Initial ideas
The main driver behind creating the model cache was to reduce read load on mongo. Given that the size of the models really isn’t that big, the idea of having the model cached in memory and the information being accessible from that seemed like an appealing idea.
Secondly there is a desire to create a business logic tier in between the apiserver and the state layers. The idea being that we move business logic down from the apiserver so the apiserver is all about just exposing this information over the API, and up out of the state package, so the state package becomes purely a persistence mechanism. The idea here being that we could provide a fake persistence layer to test the business logic and have the tests run exceedingly fast.
However getting there from here is a bit of a problem.
First trial (success) - model config
One of the problems with the coarse grained model-config watchers that the agents use is that any change to any part of the model config causes the workers to wake up.
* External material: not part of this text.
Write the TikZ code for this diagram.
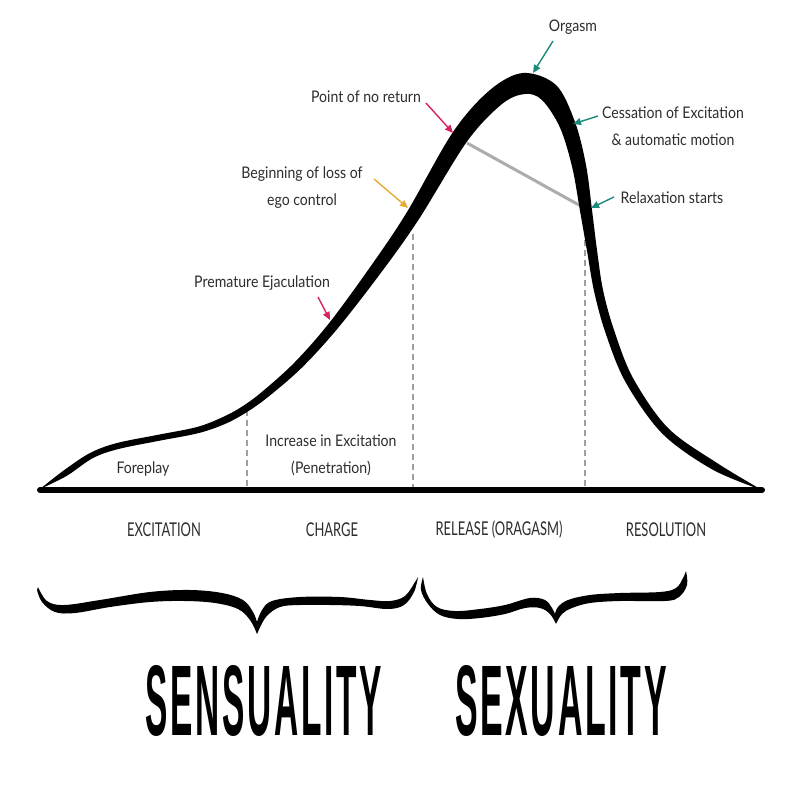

The workers then ask for the model-config only to find that the bit they cared about wasn’t changed, so they go back to sleep. However many workers depend on model-config, and in a deployment where there are, say, 1000 units, changing a configuration value will cause in the range of perhaps 10k wake ups and requests for model-config. Every one of those read requests hits the database.
What we did was to create a model config watcher where the caller could specify the keys that they were interested in. Workers that used this watcher could safely also get the configuration from the cache.
Second trial (issues) - charm config
The aim here was to provide charm configuration from the cache, where this had the logic of dealing with the branch configuration (nee generations).
The problem here was related to the unit agent calling set charm URL, and then requesting the charm configuration. The problem is that the charm configuration is dependent on the charm version, and if the cache isn’t up to date with the database change, then you may get config for an old or missing charm.
Next trial target - status
juju status
is one of the areas where the user expects slight latency. The operator knows that the agents are busy bringing the world into a state that matches the planned model.
If we have everything we need for status available in the cache, we should be able to respond to status calls even on the biggest models in less than 50ms. If we can make it seem immediate for the operator, this is a big deal.
Rules for cache usage
- Watchers can be added to the cache and used by agents or clients.
- Use the database as a source of data in the general case
There will be exceptions to rule 2, but they are exceptions at this stage. At least if we use watchers from the cache and data from the database we will always be good enough.